A final characteristic to take into account is the diameter and type of leader or tippet used. Long leaders are a must when fly-fishing for carp in still water and fluorocarbon and\or nylon leaders can be employed depending on the situation. In really deep water, it pays to have a fluorocarbon leader because of its higher sink rate. Furthermore, fluorocarbon’s refractive index is much closer to that of water, making it nearly invisible when submerged. Another benefit is its increased abrasion resistance, which will come in handy when faced with the many snags common in ponds and lakes.
I prefer not to use a fluorocarbon leader in shallow water conditions because of its sink rate, which might cause the leader to sink into debris and hinder the hook set.

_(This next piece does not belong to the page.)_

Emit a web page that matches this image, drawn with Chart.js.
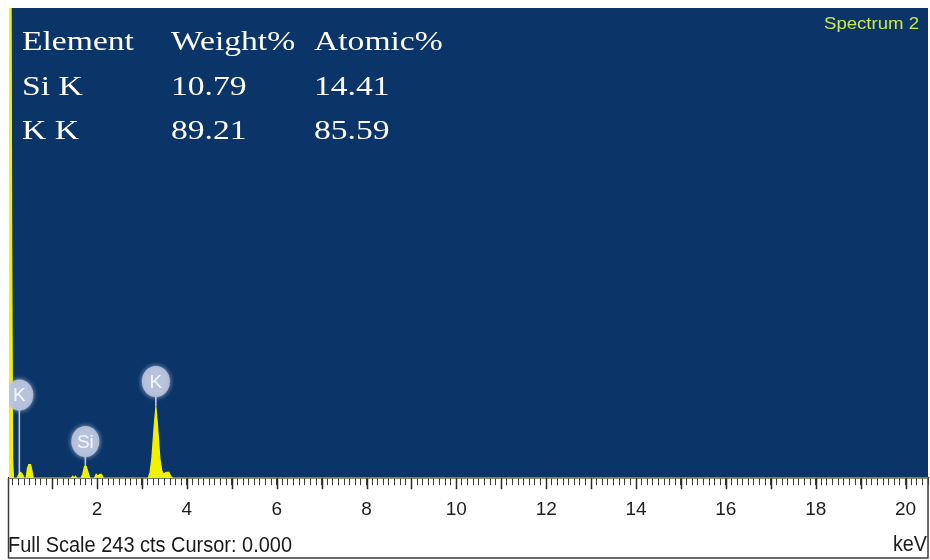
<!DOCTYPE html>
<html>
<head>
<meta charset="utf-8">
<script src="https://cdn.jsdelivr.net/npm/chart.js@4.4.1/dist/chart.umd.min.js"></script>
<style>
  html, body { margin: 0; padding: 0; background: #ffffff; }
  canvas { display: block; }
</style>
</head>
<body>
<canvas id="edx" width="930" height="560"></canvas>
<script>
// EDX spectrum: energy (keV) and counts
const keV = [0.04, 0.08, 0.10, 0.12, 0.14,
             0.22, 0.26, 0.30, 0.34, 0.38,
             0.42, 0.45, 0.48, 0.52, 0.55, 0.58,
             1.42, 1.46, 1.49, 1.52, 1.55,
             1.64, 1.68, 1.72, 1.76, 1.80, 1.84,
             1.94, 1.98, 2.02, 2.06, 2.10, 2.14,
             3.14, 3.18, 3.22, 3.27, 3.31, 3.35, 3.40, 3.44, 3.48, 3.54, 3.60, 3.64, 3.68,
             20.5];
const counts = [300, 300, 120, 10, 0,
                0, 2, 3, 2, 0,
                0, 5, 7, 7, 4, 0,
                0, 1, 0, 1, 0,
                0, 2, 6, 6, 3, 0,
                0, 2, 1, 2, 2, 0,
                0, 3, 10, 26, 37, 26, 10, 4, 2, 3, 3, 1, 0,
                0];
const fullScale = 243;

// energy axis
const keVTickLabels = [2, 4, 6, 8, 10, 12, 14, 16, 18, 20];
const keVMin = 0.04;
const keVMax = 20.5;

// identified lines
const lineNames = ['K', 'Si', 'K'];
const lineKeV = [0.27, 1.74, 3.31];

// quantification table
const tableHeader = ['Element', 'Weight%', 'Atomic%'];
const elementNames = ['Si K', 'K K'];
const weightPct = ['10.79', '89.21'];
const atomicPct = ['14.41', '85.59'];

const spectrumName = 'Spectrum 2';
const cursorValue = '0.000';

function drawStretched(ctx, text, x, y, font, sx, align) {
  ctx.save();
  ctx.font = font;
  ctx.textBaseline = 'alphabetic';
  ctx.textAlign = 'left';
  const w = ctx.measureText(text).width * sx;
  const x0 = align === 'right' ? x - w : x;
  ctx.translate(x0, y);
  ctx.scale(sx, 1);
  ctx.fillText(text, 0, 0);
  ctx.restore();
}

function drawFitted(ctx, text, x, y, font, width, align) {
  ctx.save();
  ctx.font = font;
  const sx = width / ctx.measureText(text).width;
  ctx.restore();
  drawStretched(ctx, text, x, y, font, sx, align);
}

const spectrumDecor = {
  id: 'spectrumDecor',
  beforeDraw(chart, args, opts) {
    const { ctx, chartArea: a } = chart;
    ctx.save();
    ctx.fillStyle = '#ffffff';
    ctx.fillRect(0, 0, chart.width, chart.height);
    ctx.fillStyle = opts.plotColor;
    ctx.fillRect(a.left, a.top, a.right - a.left, a.bottom - a.top);
    ctx.restore();
  },
  afterDatasetsDraw(chart, args, opts) {
    const { ctx, chartArea: a, scales: { x, y } } = chart;
    ctx.save();
    ctx.beginPath();
    ctx.rect(a.left, a.top, a.right - a.left, a.bottom - a.top);
    ctx.clip();
    lineNames.forEach((name, i) => {
      const e = lineKeV[i];
      // series height at this line energy
      let best = 0;
      keV.forEach((k, j) => { if (Math.abs(k - e) < Math.abs(keV[best] - e)) best = j; });
      const px = x.getPixelForValue(e);
      const peakY = y.getPixelForValue(counts[best]);
      const by = y.getPixelForValue(opts.bubbleAt[i]);
      const r = opts.bubbleRadius;
      // stem
      ctx.strokeStyle = 'rgba(220,226,240,0.85)';
      ctx.lineWidth = 1.6;
      ctx.beginPath();
      ctx.moveTo(px, by + r);
      ctx.lineTo(px, peakY);
      ctx.stroke();
      // bubble
      ctx.save();
      ctx.shadowColor = 'rgba(200,208,228,0.9)';
      ctx.shadowBlur = 5;
      ctx.fillStyle = 'rgba(185,196,222,0.9)';
      ctx.beginPath();
      ctx.ellipse(px, by, r, r + 1.5, 0, 0, Math.PI * 2);
      ctx.fill();
      ctx.restore();
      ctx.fillStyle = '#f6f7fb';
      ctx.font = '19px "Liberation Sans", Arial, sans-serif';
      ctx.textAlign = 'center';
      ctx.textBaseline = 'middle';
      ctx.fillText(name, px, by + 1);
    });
    ctx.restore();
  },
  afterDraw(chart, args, opts) {
    const { ctx, chartArea: a, scales: { x } } = chart;
    ctx.save();

    // longer marks at whole keV
    ctx.strokeStyle = '#2a2a2a';
    ctx.lineWidth = 1.5;
    for (let v = 1; v <= Math.floor(keVMax); v++) {
      const px = Math.round(x.getPixelForValue(v)) + 0.5;
      ctx.beginPath();
      ctx.moveTo(px, a.bottom);
      ctx.lineTo(px, a.bottom + 11);
      ctx.stroke();
    }

    // frame round the ruler strip
    ctx.strokeStyle = '#3c3c3c';
    ctx.lineWidth = 1.5;
    ctx.beginPath();
    ctx.moveTo(a.left - 0.5, a.bottom);
    ctx.lineTo(a.left - 0.5, chart.height - 2);
    ctx.lineTo(a.right, chart.height - 2);
    ctx.lineTo(a.right, a.bottom);
    ctx.stroke();

    // quantification table
    ctx.fillStyle = '#ffffff';
    const serif = '28px "Liberation Serif", "Times New Roman", serif';
    const cols = [22, 171, 314];
    const rows = [50, 95, 139];
    tableHeader.forEach((t, i) => drawStretched(ctx, t, cols[i], rows[0], serif, 1.2));
    elementNames.forEach((n, r) => {
      drawStretched(ctx, n, cols[0], rows[r + 1], serif, 1.2);
      drawStretched(ctx, weightPct[r], cols[1], rows[r + 1], serif, 1.2);
      drawStretched(ctx, atomicPct[r], cols[2], rows[r + 1], serif, 1.2);
    });

    // spectrum name
    ctx.fillStyle = '#cde84c';
    drawFitted(ctx, spectrumName, 919, 29, '17px "Liberation Sans", Arial, sans-serif', 95, 'right');

    // status line
    ctx.fillStyle = '#1a1a1a';
    drawFitted(ctx, 'Full Scale ' + fullScale + ' cts Cursor: ' + cursorValue, 8, 552,
               '22px "Liberation Sans", Arial, sans-serif', 284, 'left');
    drawFitted(ctx, 'keV', 927, 551, '22px "Liberation Sans", Arial, sans-serif', 34, 'right');
    ctx.restore();
  }
};

new Chart(document.getElementById('edx'), {
  type: 'line',
  data: {
    datasets: [{
      data: keV.map((k, i) => ({ x: k, y: counts[i] })),
      borderColor: '#f2f200',
      backgroundColor: '#f2f200',
      borderWidth: 1.2,
      pointRadius: 0,
      tension: 0,
      fill: 'origin'
    }]
  },
  options: {
    responsive: false,
    devicePixelRatio: 1,
    animation: false,
    events: [],
    layout: { padding: { left: 9, right: 2, top: 8, bottom: 26 } },
    plugins: {
      legend: { display: false },
      tooltip: { enabled: false },
      spectrumDecor: { plotColor: '#0b3468', bubbleRadius: 14, bubbleAt: [43, 19, 50] }
    },
    scales: {
      x: {
        type: 'linear',
        min: keVMin,
        max: keVMax,
        afterBuildTicks(scale) {
          const ticks = [];
          for (let i = 1; i * 0.125 <= keVMax; i++) ticks.push({ value: i * 0.125 });
          scale.ticks = ticks;
        },
        afterFit(scale) {
          // the ruler runs edge to edge; no room reserved for end labels
          scale.paddingLeft = 0;
          scale.paddingRight = 0;
        },
        grid: {
          display: true,
          drawOnChartArea: false,
          drawTicks: true,
          tickLength: 7,
          tickColor: '#3a3a3a',
          tickWidth: 1
        },
        border: { display: true, color: '#1e1e1e', width: 1.5 },
        ticks: {
          autoSkip: false,
          maxRotation: 0,
          minRotation: 0,
          padding: 13,
          color: '#1e1e1e',
          font: { family: '"Liberation Sans", Arial, sans-serif', size: 19 },
          callback: (v) => keVTickLabels.includes(v) ? String(v) : ''
        }
      },
      y: {
        display: false,
        min: 0,
        max: fullScale
      }
    }
  },
  plugins: [spectrumDecor]
});
</script>
</body>
</html>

Here I usually employ a nylon leader that is greased to float. For tippet, I use an extended amount of fluorocarbon.
In all cases, I prefer fluorocarbon tippet from 2x-5x depending on the situation, water clarity, and size of the quarry. The diameter of the tippet will also influence the sink rate of your fly. A 2x piece of tippet will sink slower than a 5x piece because of its larger diameter and, thus, larger surface area. This creates drag, and slows the descent of your fly. Increasing or decreasing the size of your tippet is the final variable in your setup to adjust your presentation to mid-column carp.
Casting and presenting flies to carp in the middle of the water column is an unconventional technique. Not all carp need to be mudding or on the bottom to be caught. Playing with these variables will open up more water for you to target. Filling your fly boxes with a variety of patterns that incorporate different weights, materials, and hook sizes will allow you to effectively target fish throughout the entire water column. With the right presentation and technique you will be able to start catching more carp in a variety of different ways.